Artigo escrito para a Gazeta do Povo
Em um raro exercício de autocrítica, o STF admitiu pela primeira vez que algumas de suas decisões “atrapalharam” o combate à corrupção no Brasil.
Para ser mais preciso, as palavras vieram do ministro Luís Roberto Barroso, atual presidente da corte, em palestra na Academia Brasileira de Letras, nesta última terça-feira.
Mencionou especificamente a revisão da jurisprudência que admitia a prisão após condenação em segunda instância, a anulação de condenações por causa da ordem de apresentação de alegações finais de acusados delatores, e a submissão da decisão de afastamento de parlamentar do exercício do mandato à própria casa legislativa.
Poderia acrescentar várias outras decisões, algumas monocráticas, outras colegiadas, do STF e que fizeram o combate à corrupção no Brasil não só arrefecer, mas retroceder pelo menos uma década.
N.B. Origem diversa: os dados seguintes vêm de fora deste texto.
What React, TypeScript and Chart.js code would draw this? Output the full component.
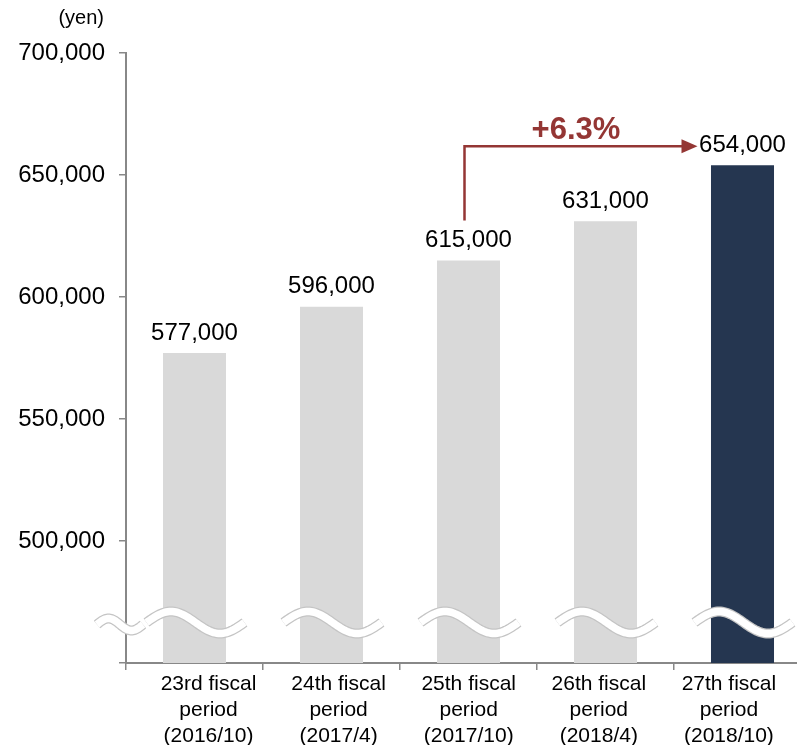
import React, { useEffect, useRef } from "react";
import { Chart, registerables } from "chart.js";

Chart.register(...registerables);

const categories: string[][] = [
  ["23rd fiscal", "period", "(2016/10)"],
  ["24th fiscal", "period", "(2017/4)"],
  ["25th fiscal", "period", "(2017/10)"],
  ["26th fiscal", "period", "(2018/4)"],
  ["27th fiscal", "period", "(2018/10)"],
];
const values: number[] = [577000, 596000, 615000, 631000, 654000];
const barColors: string[] = ["#d9d9d9", "#d9d9d9", "#d9d9d9", "#d9d9d9", "#253650"];
const yMin = 450000;
const yMax = 700000;
const yStep = 50000;
const unitLabel = "(yen)";
const growthLabel = "+6.3%";
const breakValue = 466600;
// label axis range (the category labels sit on a slightly narrower grid than the bars)
const labelAxisMin = -0.634;
const labelAxisMax = 4.631;

const FONT = "'Liberation Sans', Arial, sans-serif";
const fmt = (v: number) => v.toLocaleString("en-US");

function drawWave(ctx: CanvasRenderingContext2D, x0: number, x1: number, yc: number, amp: number) {
  const path = () => {
    ctx.beginPath();
    const n = 60;
    for (let i = 0; i <= n; i++) {
      const t = i / n;
      const x = x0 + (x1 - x0) * t;
      const y = yc - amp * Math.sin(2 * Math.PI * t);
      if (i === 0) ctx.moveTo(x, y);
      else ctx.lineTo(x, y);
    }
  };
  ctx.lineCap = "butt";
  path();
  ctx.strokeStyle = "#c4c4c4";
  ctx.lineWidth = 10;
  ctx.stroke();
  path();
  ctx.strokeStyle = "#ffffff";
  ctx.lineWidth = 7.5;
  ctx.stroke();
}

const overlayPlugin = {
  id: "overlay",
  afterDatasetsDraw(chart: any) {
    const ctx: CanvasRenderingContext2D = chart.ctx;
    const meta = chart.getDatasetMeta(0);
    const xs = chart.scales.x;
    const ys = chart.scales.y;
    ctx.save();
    // break waves
    const yb = ys.getPixelForValue(breakValue);
    meta.data.forEach((bar: any) => {
      drawWave(ctx, bar.x - 48, bar.x + 50, yb, 11);
    });
    const ax = chart.chartArea.left;
    drawWave(ctx, ax - 29, ax + 17, yb + 2, 6);
    // value labels
    ctx.fillStyle = "#000";
    ctx.font = `24px ${FONT}`;
    ctx.textAlign = "center";
    ctx.textBaseline = "middle";
    meta.data.forEach((bar: any, i: number) => {
      ctx.fillText(fmt(values[i]), bar.x, bar.y - 20);
    });
    // unit label
    ctx.font = `20px ${FONT}`;
    ctx.textAlign = "right";
    ctx.fillText(unitLabel, ax - 22, 18);
    // arrow
    const sx = xs.getPixelForValue(2) - 4;
    const sy = ys.getPixelForValue(values[2]) - 40;
    const ay = ys.getPixelForValue(values[4]) - 19;
    const ex = xs.getPixelForValue(4) - 45;
    ctx.strokeStyle = "#943634";
    ctx.fillStyle = "#943634";
    ctx.lineWidth = 2.5;
    ctx.beginPath();
    ctx.moveTo(sx, sy);
    ctx.lineTo(sx, ay);
    ctx.lineTo(ex - 14, ay);
    ctx.stroke();
    ctx.beginPath();
    ctx.moveTo(ex, ay);
    ctx.lineTo(ex - 16, ay - 7);
    ctx.lineTo(ex - 16, ay + 7);
    ctx.closePath();
    ctx.fill();
    ctx.font = `bold 31px ${FONT}`;
    ctx.textAlign = "center";
    ctx.textBaseline = "middle";
    ctx.fillText(growthLabel, (sx + ex) / 2 - 5, ay - 16);
    ctx.restore();
  },
};

export default function App() {
  const ref = useRef<HTMLCanvasElement>(null);
  useEffect(() => {
    if (!ref.current) return;
    const chart = new Chart(ref.current, {
      type: "bar",
      data: {
        labels: categories,
        datasets: [
          {
            data: values,
            backgroundColor: barColors,
            barPercentage: 0.46,
            categoryPercentage: 1,
            xAxisID: "x",
          },
        ],
      },
      options: {
        responsive: false,
        animation: false,
        devicePixelRatio: 1,
        layout: { padding: { top: 53, right: 9, left: 0, bottom: 0 } },
        plugins: { legend: { display: false }, tooltip: { enabled: false } },
        scales: {
          x: {
            position: "bottom",
            grid: {
              display: true,
              drawOnChartArea: false,
              drawTicks: true,
              tickLength: 7,
              color: "#888888",
              lineWidth: 1.5,
            },
            border: { display: true, color: "#888888", width: 2 },
            ticks: { display: false },
            afterFit: (s: any) => {
              s.height = 7;
            },
          },
          xLabels: {
            type: "linear",
            position: "bottom",
            offset: false,
            bounds: "data",
            min: labelAxisMin,
            max: labelAxisMax,
            grid: { display: false, drawTicks: false, offset: false },
            border: { display: false },
            afterBuildTicks: (s: any) => {
              s.ticks = categories.map((_, i) => ({ value: i }));
            },
            ticks: {
              color: "#000",
              font: { family: FONT, size: 21, lineHeight: 1.24 },
              padding: 1,
              maxRotation: 0,
              autoSkip: false,
              callback: (v: any) => categories[Math.round(Number(v))] ?? "",
            },
            afterFit: (s: any) => {
              s.height = 75;
            },
          },
          y: {
            min: yMin,
            max: yMax,
            grid: {
              display: true,
              drawOnChartArea: false,
              drawTicks: true,
              tickLength: 7,
              color: "#888888",
              lineWidth: 1.5,
            },
            border: { display: true, color: "#888888", width: 2 },
            ticks: {
              stepSize: yStep,
              color: "#000",
              font: { family: FONT, size: 24 },
              padding: 14,
              callback: (v: any) => (Number(v) === yMin ? "" : fmt(Number(v))),
            },
            afterFit: (s: any) => {
              s.width = 126;
            },
          },
        },
      } as any,
      plugins: [overlayPlugin],
    });
    return () => chart.destroy();
  }, []);
  return (
    <div
      style={{
        position: "fixed",
        left: 0,
        top: 0,
        width: 797,
        height: 745,
        overflow: "hidden",
        background: "#fff",
      }}
    >
      <canvas ref={ref} width={820} height={745} style={{ width: 820, height: 745, display: "block" }} />
    </div>
  );
}
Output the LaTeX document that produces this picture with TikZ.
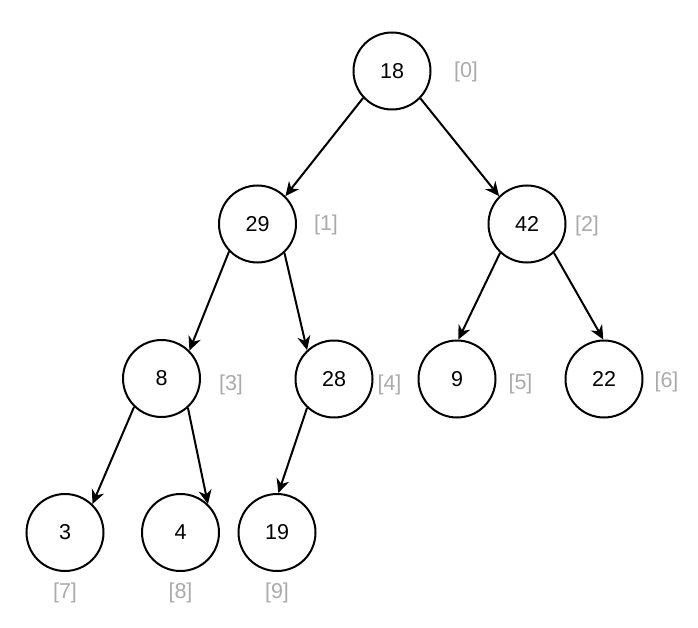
\documentclass[tikz,border=0pt]{standalone}
\usepackage{fontspec}
\setmainfont{Liberation Sans}
\usetikzlibrary{arrows.meta}
\definecolor{idxgray}{RGB}{170,170,170}
\tikzset{
  heapnode/.style={circle, draw=black, line width=2pt, minimum size=77pt, inner sep=0pt, font=\fontsize{21.5}{25}\selectfont},
  idxlabel/.style={text=idxgray, inner sep=0pt, font=\fontsize{21.5}{25}\selectfont},
  edge/.style={line width=2pt, -{Stealth[length=14pt, width=13pt, inset=4.5pt]}}
}
\begin{document}
\begin{tikzpicture}[x=1pt, y=-1pt]
\useasboundingbox (0,0) rectangle (698,628);
% nodes
\node[heapnode] (n0) at (392,71) {18};
\node[heapnode] (n1) at (257.5,224) {29};
\node[heapnode] (n2) at (527,224) {42};
\node[heapnode] (n3) at (161.5,378.5) {8};
\node[heapnode] (n4) at (334,379) {28};
\node[heapnode] (n5) at (457,379) {9};
\node[heapnode] (n6) at (604,379) {22};
\node[heapnode] (n7) at (65,532.5) {3};
\node[heapnode] (n8) at (180.5,532.5) {4};
\node[heapnode] (n9) at (277,532.5) {19};
% index labels
\node[idxlabel] (l0) at (466,72) {[0]};
\node[idxlabel] (l1) at (326,225) {[1]};
\node[idxlabel] (l2) at (587,226) {[2]};
\node[idxlabel] (l3) at (231,385) {[3]};
\node[idxlabel] (l4) at (389.5,385) {[4]};
\node[idxlabel] (l5) at (520.5,384) {[5]};
\node[idxlabel] (l6) at (666.5,382) {[6]};
\node[idxlabel] (l7) at (65,593) {[7]};
\node[idxlabel] (l8) at (180.5,593) {[8]};
\node[idxlabel] (l9) at (277,593) {[9]};
% edges
\draw[edge] (n0.223) -- (n1.45);
\draw[edge] (n0.316) -- (n2.135);
\draw[edge] (n1.224) -- (n3.45);
\draw[edge] (n1.313) -- (n4.133);
\draw[edge] (n2.227) -- (n5.88);
\draw[edge] (n2.313) -- (n6.91);
\draw[edge] (n3.226) -- (n7.46);
\draw[edge] (n3.312) -- (n8.46);
\draw[edge] (n4.227) -- (n9.88);
\end{tikzpicture}
\end{document}
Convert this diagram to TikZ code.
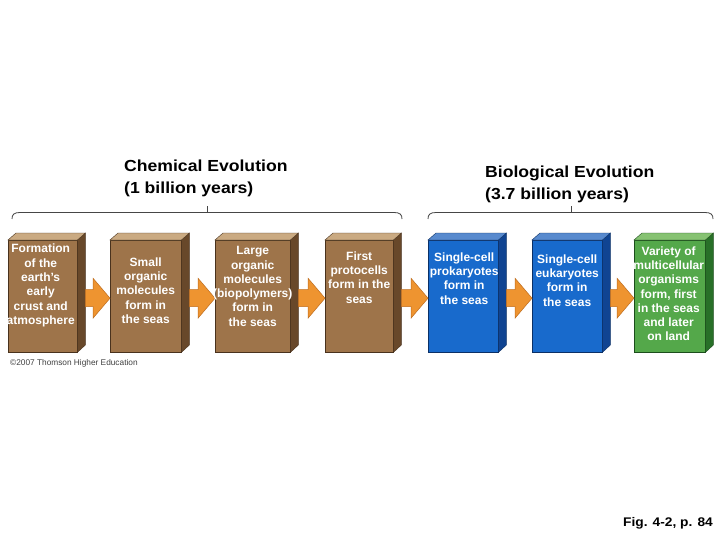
\documentclass[tikz,border=0pt]{standalone}
\usepackage{fontspec}
\setmainfont{Liberation Sans}
\newfontfamily\widefont[FakeStretch=1.1]{Liberation Sans}
\usetikzlibrary{calc}
\definecolor{brF}{RGB}{158,116,74}
\definecolor{brS}{RGB}{104,72,42}
\definecolor{brT}{RGB}{202,170,130}
\definecolor{blF}{RGB}{24,106,204}
\definecolor{blS}{RGB}{16,68,146}
\definecolor{blT}{RGB}{88,138,206}
\definecolor{grF}{RGB}{84,168,74}
\definecolor{grS}{RGB}{40,112,40}
\definecolor{grT}{RGB}{134,194,114}
\definecolor{arF}{RGB}{238,148,48}
\definecolor{arE}{RGB}{190,108,30}
\definecolor{brc}{RGB}{70,70,70}
\tikzset{
  front/.style={anchor=north west, inner sep=0pt, minimum height=112pt, draw=#1S!70!black, fill=#1F, line width=0.4pt},
  lbl/.style={anchor=north, align=center, inner sep=0pt, text=white, font=\bfseries\fontsize{12}{14.3}\selectfont},
  hdr/.style={anchor=north west, align=left, inner sep=0pt, font=\widefont\bfseries\fontsize{16}{22.6}\selectfont},
  bracec/.style={draw=brc, line width=0.8pt},
  blockarr/.style={fill=arF, draw=arE, line width=0.5pt}
}
\newcommand\drawbox[4]{%
  \node[front=#4, minimum width=#3pt] (#1) at (#2,240) {};
  \filldraw[fill=#4S, draw=#4S!70!black, line width=0.4pt] (#1.north east) -- ++(8,-7) -- ++(0,112) -- (#1.south east) -- cycle;
  \filldraw[fill=#4T, draw=#4S!70!black, line width=0.4pt] (#1.north west) -- ++(8,-7) -- ($(#1.north east)+(8,-7)$) -- (#1.north east) -- cycle;
}
\newcommand\blockarrow[2]{%
  \filldraw[blockarr] ($(#1.east)+(8,-6.5)$) -- ($(#2.west)+(-17,-6.5)$) -- ($(#2.west)+(-17,-18)$) -- ($(#2.west)+(0,2)$) -- ($(#2.west)+(-17,22)$) -- ($(#2.west)+(-17,10.5)$) -- ($(#1.east)+(8,10.5)$) -- cycle;
}
\begin{document}
\begin{tikzpicture}[x=1pt,y=-1pt]
\useasboundingbox (0,0) rectangle (720,540);
\fill[white] (0,0) rectangle (720,540);
% headers
\node[hdr] (h1) at (124,159.3) {Chemical Evolution\\(1 billion years)};
\node[hdr] (h2) at (485,165.3) {Biological Evolution\\(3.7 billion years)};
% braces
\draw[bracec] (12,219) .. controls (12,214.5) and (14,212.5) .. (20,212.5) -- (394,212.5) .. controls (400,212.5) and (402,214.5) .. (402,219);
\draw[bracec] (207,212.5) -- (207,206);
\draw[bracec] (428,219) .. controls (428,214.5) and (430,212.5) .. (436,212.5) -- (705,212.5) .. controls (711,212.5) and (713,214.5) .. (713,219);
\draw[bracec] (571,212.5) -- (571,206);
% boxes
\drawbox{b1}{8}{69}{br}
\drawbox{b2}{110}{71}{br}
\drawbox{b3}{215}{75}{br}
\drawbox{b4}{325}{68}{br}
\drawbox{b5}{428}{70}{bl}
\drawbox{b6}{532}{70}{bl}
\drawbox{b7}{634}{71}{gr}
% arrows
\blockarrow{b1}{b2}
\blockarrow{b2}{b3}
\blockarrow{b3}{b4}
\blockarrow{b4}{b5}
\blockarrow{b5}{b6}
\blockarrow{b6}{b7}
% texts
\node[lbl] (t1) at ($(b1.north)+(-2,4)$) {Formation\\of the\\earth’s\\early\\crust and\\atmosphere};
\node[lbl] (t2) at ($(b2.north)+(0,17.3)$) {Small\\organic\\molecules\\form in\\the seas};
\node[lbl] (t3) at ($(b3.north)+(0,6.3)$) {Large\\organic\\molecules\\(biopolymers)\\form in\\the seas};
\node[lbl] (t4) at ($(b4.north)+(0,11.3)$) {First\\protocells\\form in the\\seas};
\node[lbl] (t5) at ($(b5.north)+(1,12.3)$) {Single-cell\\prokaryotes\\form in\\the seas};
\node[lbl] (t6) at ($(b6.north)+(0,14.3)$) {Single-cell\\eukaryotes\\form in\\the seas};
\node[lbl] (t7) at ($(b7.north)+(-1,6.3)$) {Variety of\\multicellular\\organisms\\form, first\\in the seas\\and later\\on land};
% credits
\node[anchor=base west, inner sep=0pt, text=black!75, font=\fontsize{8.3}{9}\selectfont] (cr) at (10,365) {©2007 Thomson Higher Education};
\node[anchor=base east, inner sep=0pt, font=\widefont\bfseries\fontsize{12.5}{14}\selectfont] (fig) at (713,526) {Fig. 4-2, p. 84};
\end{tikzpicture}
\end{document}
O principal erro judiciário do STF está no Palácio do Planalto.
As condenações de Lula pelos escândalos de corrupção incontestáveis havidos na Petrobras foram exaradas e confirmadas em duas ações penais diferentes e confirmadas em três instâncias de julgamento por diferentes magistrados.
A prisão de Lula para o início da execução da pena contou com a aprovação do próprio STF, quando denegou habeas corpus impetrado pela defesa e através do qual buscava-se impedir a prisão.
Anos depois, em reviravoltas questionáveis, o STF entendeu que as ações penais deveriam ter sido julgadas em Brasília e não em Curitiba, e ainda viu suspeição do juiz (no caso, deste colunista) porque tinha proferido decisões desfavoráveis ao acusado no curso do processo.
Detalhe: ainda que houvesse qualquer vício subjetivo, o que nego, as condenações já haviam sido confirmadas por outros magistrados e em outras instâncias.
Aliás, em uma das condenações, a relativa ao sítio de Atibaia, a sentença de primeira instância não foi nem sequer exarada por mim.
Seguiram-se outras anulações de condenações de outros acusados, sempre por supostos vícios formais ou estendendo os mesmos duvidosos entendimentos a outros casos, usualmente por decisões monocráticas.
Emblemática foi a anulação da condenação do ex-deputado Eduardo Cunha, em processos com provas de pagamento de US$ 1 milhão em conta secreta na Suíça, sob o argumento peculiar de que a competência seria da Justiça Eleitoral.
Respeitamos a Justiça e as instituições, mas as mensagens dadas pelo STF por essas decisões tiveram suas consequências.
O combate à corrupção deixou de fazer parte da agenda nacional.
Os agentes de lei perderam a confiança de que seu trabalho não será desfeito pelos tribunais superiores e que serão protegidos contra retaliações.
O mito de Sísifo bem descreve a sensação atual dos agentes da lei em relação a investigações contra corrupção.